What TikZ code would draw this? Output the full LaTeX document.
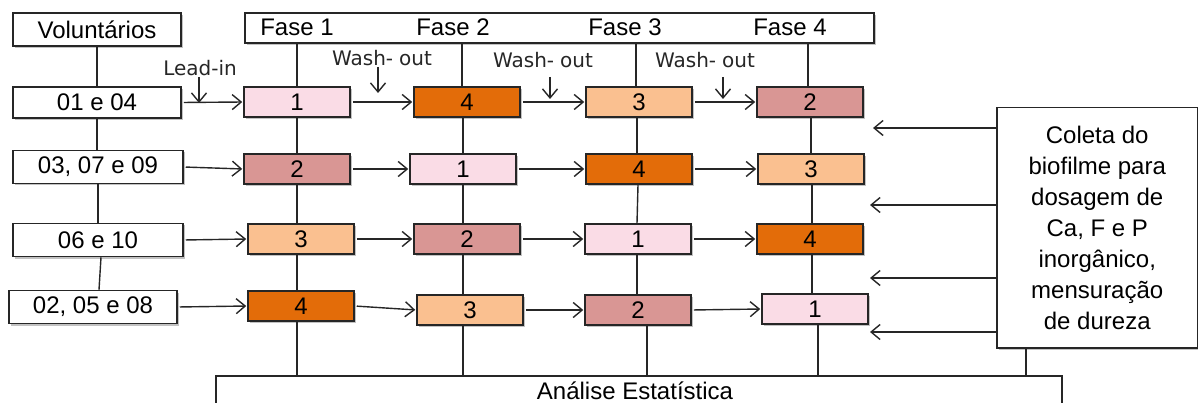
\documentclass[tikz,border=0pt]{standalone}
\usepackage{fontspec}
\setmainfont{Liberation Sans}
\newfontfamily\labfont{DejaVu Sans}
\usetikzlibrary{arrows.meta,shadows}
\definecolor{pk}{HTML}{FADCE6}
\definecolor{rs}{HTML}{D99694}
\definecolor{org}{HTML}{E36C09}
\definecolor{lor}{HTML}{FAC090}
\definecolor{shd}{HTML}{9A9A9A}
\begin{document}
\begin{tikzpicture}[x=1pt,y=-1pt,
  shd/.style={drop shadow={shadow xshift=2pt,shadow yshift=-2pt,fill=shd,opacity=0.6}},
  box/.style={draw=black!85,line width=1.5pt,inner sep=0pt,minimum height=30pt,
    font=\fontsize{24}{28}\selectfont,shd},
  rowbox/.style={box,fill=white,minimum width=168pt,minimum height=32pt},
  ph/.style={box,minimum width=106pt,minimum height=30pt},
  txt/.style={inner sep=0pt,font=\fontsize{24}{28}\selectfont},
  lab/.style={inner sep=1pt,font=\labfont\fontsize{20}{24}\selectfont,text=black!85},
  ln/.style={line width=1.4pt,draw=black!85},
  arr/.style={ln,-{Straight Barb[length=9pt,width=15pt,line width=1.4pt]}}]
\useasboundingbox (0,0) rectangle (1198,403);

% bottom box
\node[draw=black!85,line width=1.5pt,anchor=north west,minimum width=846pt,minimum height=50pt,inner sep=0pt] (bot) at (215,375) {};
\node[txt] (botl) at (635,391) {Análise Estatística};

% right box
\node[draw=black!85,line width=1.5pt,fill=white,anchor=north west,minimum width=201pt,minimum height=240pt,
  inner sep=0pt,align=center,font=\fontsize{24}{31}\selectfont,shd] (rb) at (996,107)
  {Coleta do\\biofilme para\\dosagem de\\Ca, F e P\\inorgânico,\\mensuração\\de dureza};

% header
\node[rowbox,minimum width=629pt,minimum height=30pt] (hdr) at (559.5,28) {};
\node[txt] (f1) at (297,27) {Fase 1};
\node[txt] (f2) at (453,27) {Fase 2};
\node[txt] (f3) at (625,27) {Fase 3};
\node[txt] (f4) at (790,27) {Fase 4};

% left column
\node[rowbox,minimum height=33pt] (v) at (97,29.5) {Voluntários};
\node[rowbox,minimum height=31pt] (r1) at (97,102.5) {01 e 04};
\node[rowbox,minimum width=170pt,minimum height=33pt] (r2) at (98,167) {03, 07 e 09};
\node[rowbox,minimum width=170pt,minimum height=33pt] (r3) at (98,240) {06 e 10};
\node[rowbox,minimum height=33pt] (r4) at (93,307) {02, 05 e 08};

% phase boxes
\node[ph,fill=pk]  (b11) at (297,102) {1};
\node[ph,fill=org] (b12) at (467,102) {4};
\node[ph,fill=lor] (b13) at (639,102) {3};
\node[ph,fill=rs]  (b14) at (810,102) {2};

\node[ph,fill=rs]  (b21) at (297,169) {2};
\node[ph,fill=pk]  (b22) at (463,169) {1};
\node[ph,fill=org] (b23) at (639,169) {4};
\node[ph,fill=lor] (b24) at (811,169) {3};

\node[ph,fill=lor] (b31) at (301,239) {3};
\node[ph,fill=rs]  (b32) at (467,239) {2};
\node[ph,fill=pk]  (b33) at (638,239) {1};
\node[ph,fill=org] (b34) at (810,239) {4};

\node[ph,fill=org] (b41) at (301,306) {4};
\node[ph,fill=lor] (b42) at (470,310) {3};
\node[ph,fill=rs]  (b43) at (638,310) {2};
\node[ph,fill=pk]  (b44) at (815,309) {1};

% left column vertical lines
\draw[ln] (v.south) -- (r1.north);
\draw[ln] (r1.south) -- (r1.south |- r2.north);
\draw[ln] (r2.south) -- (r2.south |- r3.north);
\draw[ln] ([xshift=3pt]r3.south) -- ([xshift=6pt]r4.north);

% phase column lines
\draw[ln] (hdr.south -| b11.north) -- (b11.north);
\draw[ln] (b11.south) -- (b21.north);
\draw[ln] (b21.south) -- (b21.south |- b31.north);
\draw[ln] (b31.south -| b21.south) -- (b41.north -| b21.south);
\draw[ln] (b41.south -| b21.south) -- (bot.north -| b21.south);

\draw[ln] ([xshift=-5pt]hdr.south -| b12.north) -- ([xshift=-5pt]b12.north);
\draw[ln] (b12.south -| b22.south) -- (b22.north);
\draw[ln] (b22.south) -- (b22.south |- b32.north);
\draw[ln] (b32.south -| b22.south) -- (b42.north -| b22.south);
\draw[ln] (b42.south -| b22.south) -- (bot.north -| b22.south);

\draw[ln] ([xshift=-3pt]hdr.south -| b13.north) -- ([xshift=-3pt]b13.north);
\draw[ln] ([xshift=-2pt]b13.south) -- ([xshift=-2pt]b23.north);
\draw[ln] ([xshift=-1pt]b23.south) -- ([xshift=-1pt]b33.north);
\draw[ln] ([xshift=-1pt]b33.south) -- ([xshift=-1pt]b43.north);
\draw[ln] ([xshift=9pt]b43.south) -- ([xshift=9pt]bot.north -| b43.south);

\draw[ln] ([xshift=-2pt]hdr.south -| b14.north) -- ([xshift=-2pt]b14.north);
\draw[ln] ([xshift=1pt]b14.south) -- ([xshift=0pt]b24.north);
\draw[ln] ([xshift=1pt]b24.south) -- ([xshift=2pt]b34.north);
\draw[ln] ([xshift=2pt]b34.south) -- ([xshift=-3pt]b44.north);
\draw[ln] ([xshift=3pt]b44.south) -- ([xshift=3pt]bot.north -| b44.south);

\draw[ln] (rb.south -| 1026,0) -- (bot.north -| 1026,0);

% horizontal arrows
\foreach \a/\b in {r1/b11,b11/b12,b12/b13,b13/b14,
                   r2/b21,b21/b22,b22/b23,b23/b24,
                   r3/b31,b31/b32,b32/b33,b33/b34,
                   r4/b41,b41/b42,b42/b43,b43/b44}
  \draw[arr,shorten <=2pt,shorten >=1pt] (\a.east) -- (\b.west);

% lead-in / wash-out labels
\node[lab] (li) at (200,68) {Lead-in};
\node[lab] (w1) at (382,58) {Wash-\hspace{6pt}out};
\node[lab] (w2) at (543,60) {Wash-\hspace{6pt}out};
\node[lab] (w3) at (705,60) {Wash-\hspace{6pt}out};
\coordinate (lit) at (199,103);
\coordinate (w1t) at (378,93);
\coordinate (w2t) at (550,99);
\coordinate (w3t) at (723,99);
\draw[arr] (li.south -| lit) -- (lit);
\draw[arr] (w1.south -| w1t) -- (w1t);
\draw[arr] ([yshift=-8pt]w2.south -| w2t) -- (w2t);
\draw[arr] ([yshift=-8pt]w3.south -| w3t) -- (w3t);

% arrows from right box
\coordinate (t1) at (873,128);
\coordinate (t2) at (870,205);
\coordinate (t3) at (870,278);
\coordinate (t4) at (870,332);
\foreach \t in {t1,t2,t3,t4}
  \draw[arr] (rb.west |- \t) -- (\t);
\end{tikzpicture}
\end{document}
+---+
Output the data exactly. Pictures don't belong in the result.

Exercise answer ▸
What TikZ code would draw this? Output the full LaTeX document.
\documentclass[tikz,border=0pt]{standalone}
\usepackage{fontspec}
\setmainfont{Liberation Sans}
\newfontfamily\labfont{DejaVu Sans}
\usetikzlibrary{arrows.meta,shadows}
\definecolor{pk}{HTML}{FADCE6}
\definecolor{rs}{HTML}{D99694}
\definecolor{org}{HTML}{E36C09}
\definecolor{lor}{HTML}{FAC090}
\definecolor{shd}{HTML}{9A9A9A}
\begin{document}
\begin{tikzpicture}[x=1pt,y=-1pt,
  shd/.style={drop shadow={shadow xshift=2pt,shadow yshift=-2pt,fill=shd,opacity=0.6}},
  box/.style={draw=black!85,line width=1.5pt,inner sep=0pt,minimum height=30pt,
    font=\fontsize{24}{28}\selectfont,shd},
  rowbox/.style={box,fill=white,minimum width=168pt,minimum height=32pt},
  ph/.style={box,minimum width=106pt,minimum height=30pt},
  txt/.style={inner sep=0pt,font=\fontsize{24}{28}\selectfont},
  lab/.style={inner sep=1pt,font=\labfont\fontsize{20}{24}\selectfont,text=black!85},
  ln/.style={line width=1.4pt,draw=black!85},
  arr/.style={ln,-{Straight Barb[length=9pt,width=15pt,line width=1.4pt]}}]
\useasboundingbox (0,0) rectangle (1198,403);

% bottom box
\node[draw=black!85,line width=1.5pt,anchor=north west,minimum width=846pt,minimum height=50pt,inner sep=0pt] (bot) at (215,375) {};
\node[txt] (botl) at (635,391) {Análise Estatística};

% right box
\node[draw=black!85,line width=1.5pt,fill=white,anchor=north west,minimum width=201pt,minimum height=240pt,
  inner sep=0pt,align=center,font=\fontsize{24}{31}\selectfont,shd] (rb) at (996,107)
  {Coleta do\\biofilme para\\dosagem de\\Ca, F e P\\inorgânico,\\mensuração\\de dureza};

% header
\node[rowbox,minimum width=629pt,minimum height=30pt] (hdr) at (559.5,28) {};
\node[txt] (f1) at (297,27) {Fase 1};
\node[txt] (f2) at (453,27) {Fase 2};
\node[txt] (f3) at (625,27) {Fase 3};
\node[txt] (f4) at (790,27) {Fase 4};

% left column
\node[rowbox,minimum height=33pt] (v) at (97,29.5) {Voluntários};
\node[rowbox,minimum height=31pt] (r1) at (97,102.5) {01 e 04};
\node[rowbox,minimum width=170pt,minimum height=33pt] (r2) at (98,167) {03, 07 e 09};
\node[rowbox,minimum width=170pt,minimum height=33pt] (r3) at (98,240) {06 e 10};
\node[rowbox,minimum height=33pt] (r4) at (93,307) {02, 05 e 08};

% phase boxes
\node[ph,fill=pk]  (b11) at (297,102) {1};
\node[ph,fill=org] (b12) at (467,102) {4};
\node[ph,fill=lor] (b13) at (639,102) {3};
\node[ph,fill=rs]  (b14) at (810,102) {2};

\node[ph,fill=rs]  (b21) at (297,169) {2};
\node[ph,fill=pk]  (b22) at (463,169) {1};
\node[ph,fill=org] (b23) at (639,169) {4};
\node[ph,fill=lor] (b24) at (811,169) {3};

\node[ph,fill=lor] (b31) at (301,239) {3};
\node[ph,fill=rs]  (b32) at (467,239) {2};
\node[ph,fill=pk]  (b33) at (638,239) {1};
\node[ph,fill=org] (b34) at (810,239) {4};

\node[ph,fill=org] (b41) at (301,306) {4};
\node[ph,fill=lor] (b42) at (470,310) {3};
\node[ph,fill=rs]  (b43) at (638,310) {2};
\node[ph,fill=pk]  (b44) at (815,309) {1};

% left column vertical lines
\draw[ln] (v.south) -- (r1.north);
\draw[ln] (r1.south) -- (r1.south |- r2.north);
\draw[ln] (r2.south) -- (r2.south |- r3.north);
\draw[ln] ([xshift=3pt]r3.south) -- ([xshift=6pt]r4.north);

% phase column lines
\draw[ln] (hdr.south -| b11.north) -- (b11.north);
\draw[ln] (b11.south) -- (b21.north);
\draw[ln] (b21.south) -- (b21.south |- b31.north);
\draw[ln] (b31.south -| b21.south) -- (b41.north -| b21.south);
\draw[ln] (b41.south -| b21.south) -- (bot.north -| b21.south);

\draw[ln] ([xshift=-5pt]hdr.south -| b12.north) -- ([xshift=-5pt]b12.north);
\draw[ln] (b12.south -| b22.south) -- (b22.north);
\draw[ln] (b22.south) -- (b22.south |- b32.north);
\draw[ln] (b32.south -| b22.south) -- (b42.north -| b22.south);
\draw[ln] (b42.south -| b22.south) -- (bot.north -| b22.south);

\draw[ln] ([xshift=-3pt]hdr.south -| b13.north) -- ([xshift=-3pt]b13.north);
\draw[ln] ([xshift=-2pt]b13.south) -- ([xshift=-2pt]b23.north);
\draw[ln] ([xshift=-1pt]b23.south) -- ([xshift=-1pt]b33.north);
\draw[ln] ([xshift=-1pt]b33.south) -- ([xshift=-1pt]b43.north);
\draw[ln] ([xshift=9pt]b43.south) -- ([xshift=9pt]bot.north -| b43.south);

\draw[ln] ([xshift=-2pt]hdr.south -| b14.north) -- ([xshift=-2pt]b14.north);
\draw[ln] ([xshift=1pt]b14.south) -- ([xshift=0pt]b24.north);
\draw[ln] ([xshift=1pt]b24.south) -- ([xshift=2pt]b34.north);
\draw[ln] ([xshift=2pt]b34.south) -- ([xshift=-3pt]b44.north);
\draw[ln] ([xshift=3pt]b44.south) -- ([xshift=3pt]bot.north -| b44.south);

\draw[ln] (rb.south -| 1026,0) -- (bot.north -| 1026,0);

% horizontal arrows
\foreach \a/\b in {r1/b11,b11/b12,b12/b13,b13/b14,
                   r2/b21,b21/b22,b22/b23,b23/b24,
                   r3/b31,b31/b32,b32/b33,b33/b34,
                   r4/b41,b41/b42,b42/b43,b43/b44}
  \draw[arr,shorten <=2pt,shorten >=1pt] (\a.east) -- (\b.west);

% lead-in / wash-out labels
\node[lab] (li) at (200,68) {Lead-in};
\node[lab] (w1) at (382,58) {Wash-\hspace{6pt}out};
\node[lab] (w2) at (543,60) {Wash-\hspace{6pt}out};
\node[lab] (w3) at (705,60) {Wash-\hspace{6pt}out};
\coordinate (lit) at (199,103);
\coordinate (w1t) at (378,93);
\coordinate (w2t) at (550,99);
\coordinate (w3t) at (723,99);
\draw[arr] (li.south -| lit) -- (lit);
\draw[arr] (w1.south -| w1t) -- (w1t);
\draw[arr] ([yshift=-8pt]w2.south -| w2t) -- (w2t);
\draw[arr] ([yshift=-8pt]w3.south -| w3t) -- (w3t);

% arrows from right box
\coordinate (t1) at (873,128);
\coordinate (t2) at (870,205);
\coordinate (t3) at (870,278);
\coordinate (t4) at (870,332);
\foreach \t in {t1,t2,t3,t4}
  \draw[arr] (rb.west |- \t) -- (\t);
\end{tikzpicture}
\end{document}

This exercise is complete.